THE EXERCISE: Copy from the first line below down to and including the line with "from matplotlib.lines import Line2D". Skip the pictures.

DATA LINES:
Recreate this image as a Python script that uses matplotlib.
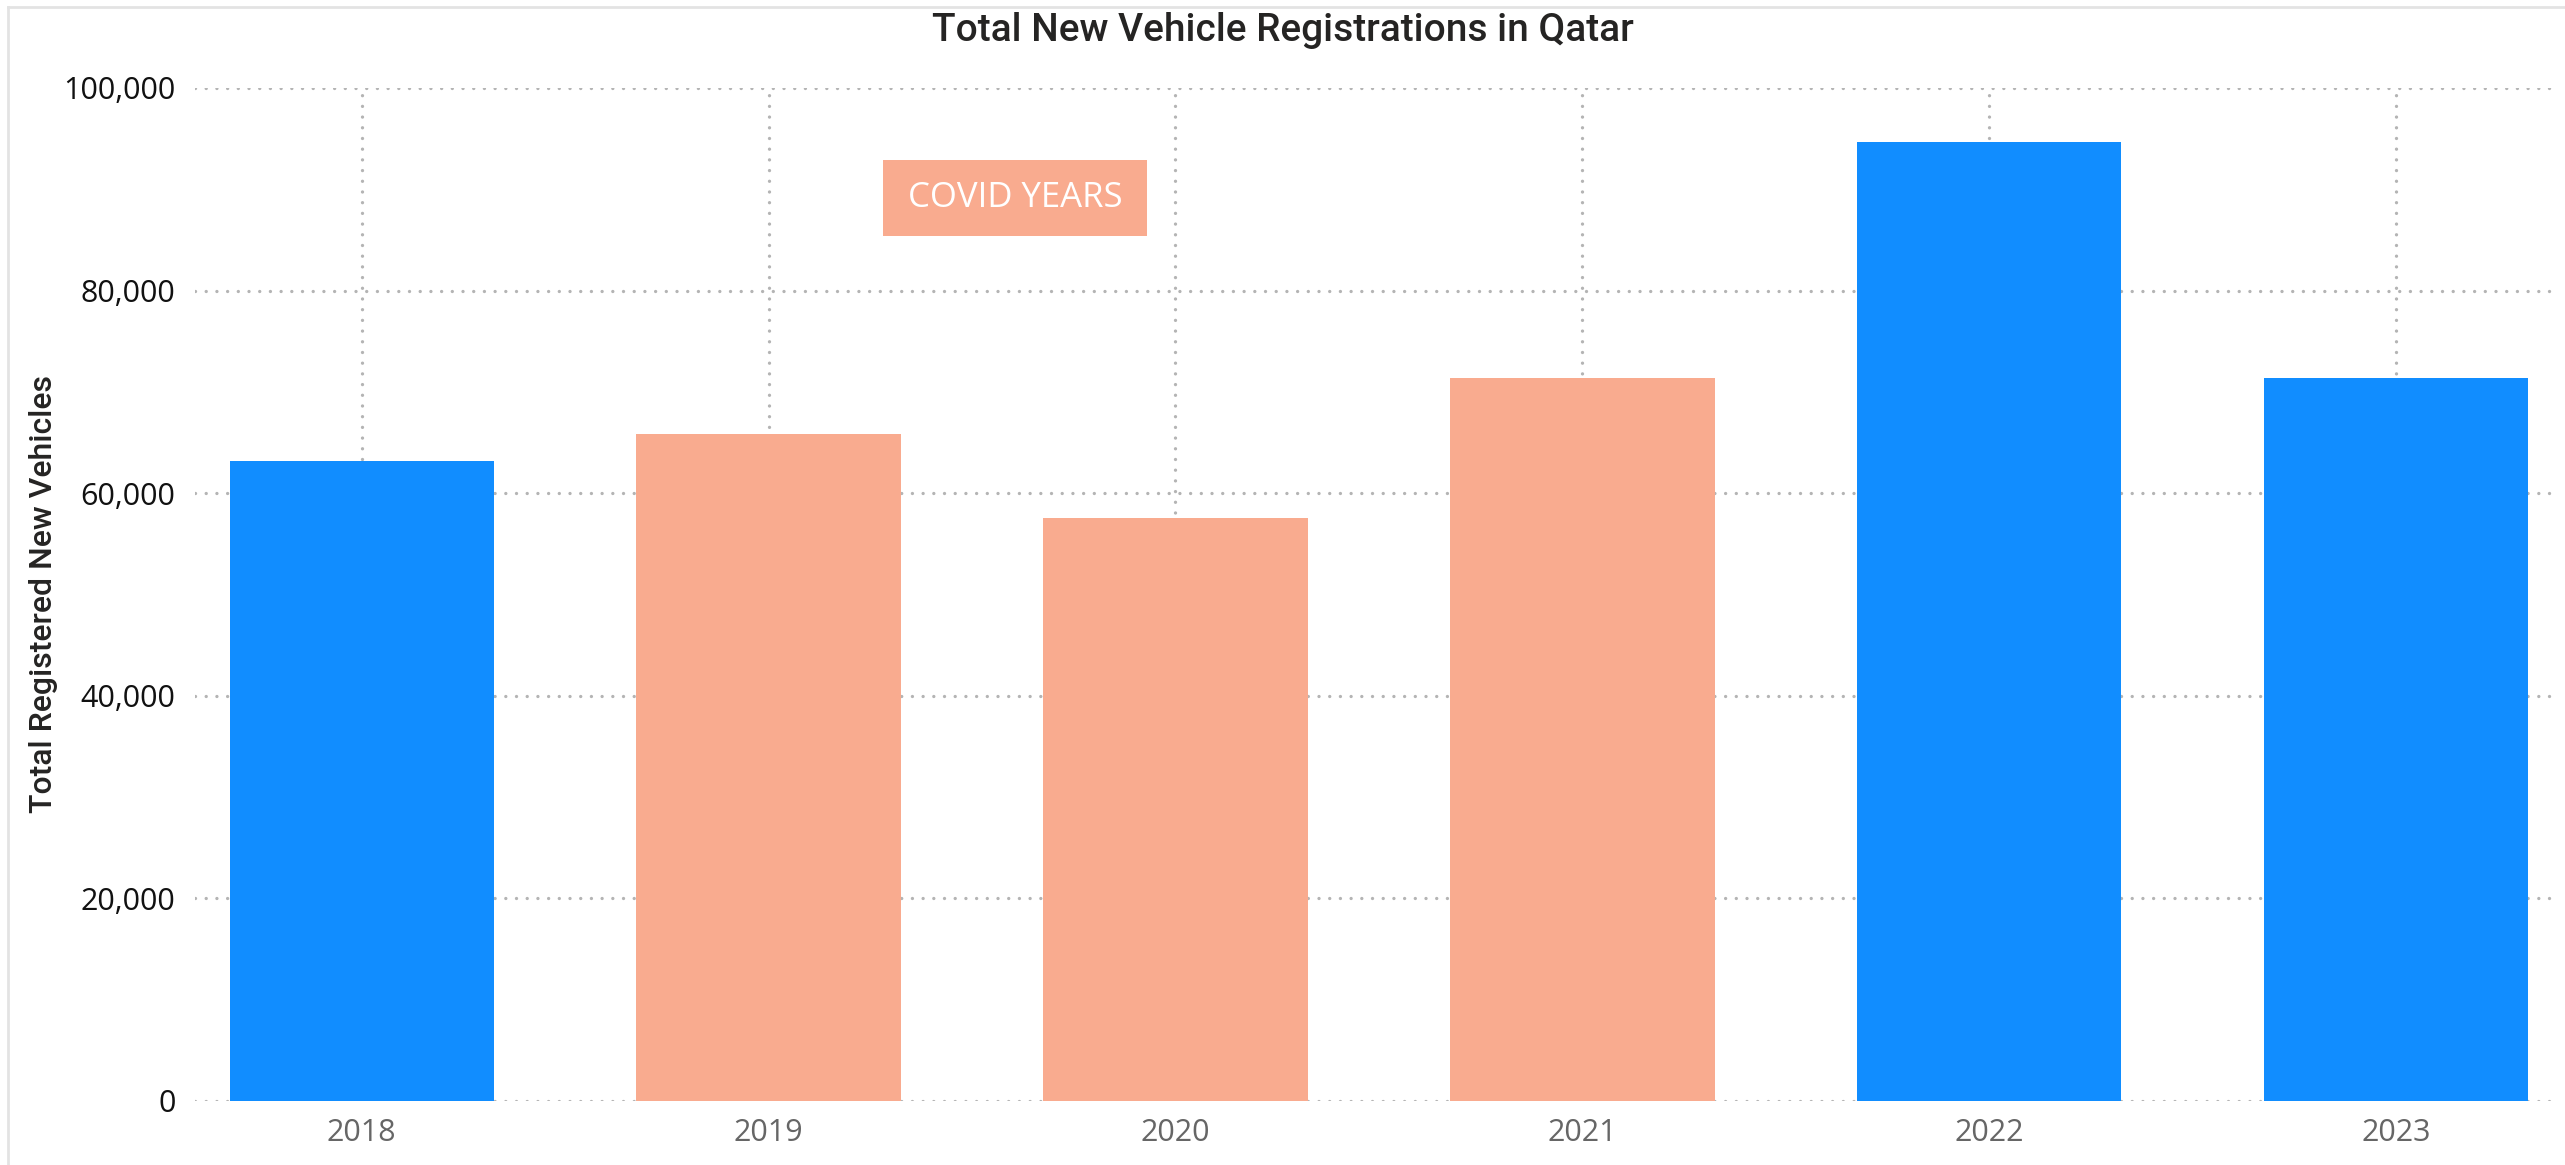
import numpy as np
import matplotlib
matplotlib.use('Agg')
from matplotlib import pyplot as plt
from matplotlib import ticker
from matplotlib.patches import Rectangle
from matplotlib.lines import Line2D

# Data
years         = ['2018', '2019', '2020', '2021', '2022', '2023']
registrations = [63200, 65800, 57500, 71400, 94700, 71400]
covid_years   = ['2019', '2020', '2021']

y_ticks = [0, 20000, 40000, 60000, 80000, 100000]

blue   = '#118DFF'
salmon = '#F9AB8F'
grid_c = '#B4B4B4'

bar_colors = [salmon if y in covid_years else blue for y in years]

fig = plt.figure(figsize=(25.65, 11.65), dpi=100)
ax = fig.add_axes([0.076, 0.055, 0.92, 0.8695])

x = np.arange(len(years))
ax.bar(x, registrations, width=0.65, color=bar_colors, zorder=3)

ax.set_xlim(-0.41, len(years) - 1 + 0.39)
ax.set_ylim(0, 100000)
ax.set_xticks(x)
ax.set_xticklabels(years, fontsize=22, color='#666666', family='Open Sans')
ax.set_yticks(y_ticks)
ax.yaxis.set_major_formatter(ticker.FuncFormatter(lambda v, p: '{:,.0f}'.format(v)))
for lbl in ax.get_yticklabels():
    lbl.set_fontsize(22)
    lbl.set_family('Open Sans')
    lbl.set_color('#111111')
ax.tick_params(axis='both', length=0)
ax.tick_params(axis='y', pad=14)
ax.tick_params(axis='x', pad=12)

# dotted grid behind the bars (round dots)
ax.set_axisbelow(True)
dots = (0, (0.01, 3.2))
ax.grid(True, axis='both', color=grid_c, linewidth=2.4, linestyle=dots, dash_capstyle='round')
for s in ax.spines.values():
    s.set_visible(False)

ax.set_ylabel('Total Registered New Vehicles', fontsize=23, family='Roboto', fontweight='medium', color='#252423')
ax.yaxis.set_label_coords(-0.058, 0.5)
fig.text(0.5, 0.974, 'Total New Vehicle Registrations in Qatar', ha='center', va='center',
         fontsize=28, family='Roboto', fontweight='medium', color='#252423')

# COVID YEARS label box
ax.add_patch(Rectangle((0.2915, 0.854), 0.1119, 0.075, transform=ax.transAxes,
                       facecolor=salmon, edgecolor='none', zorder=4))
ax.text(0.3475, 0.891, 'COVID YEARS', transform=ax.transAxes, ha='center', va='center',
        fontsize=25, family='Open Sans', color='white', zorder=5)

# light frame (left and top edges) around the visual
fig.add_artist(Line2D([8 / 2565, 8 / 2565], [0, 1 - 7 / 1165], transform=fig.transFigure, color='#E3E3E3', linewidth=2))
fig.add_artist(Line2D([8 / 2565, 1], [1 - 7 / 1165, 1 - 7 / 1165], transform=fig.transFigure, color='#E3E3E3', linewidth=2))

fig.savefig('out.png', dpi=100)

SOLUTION:
Recreate this image as a Python script that uses matplotlib.
import numpy as np
import matplotlib
matplotlib.use('Agg')
from matplotlib import pyplot as plt
from matplotlib import ticker
from matplotlib.patches import Rectangle
from matplotlib.lines import Line2D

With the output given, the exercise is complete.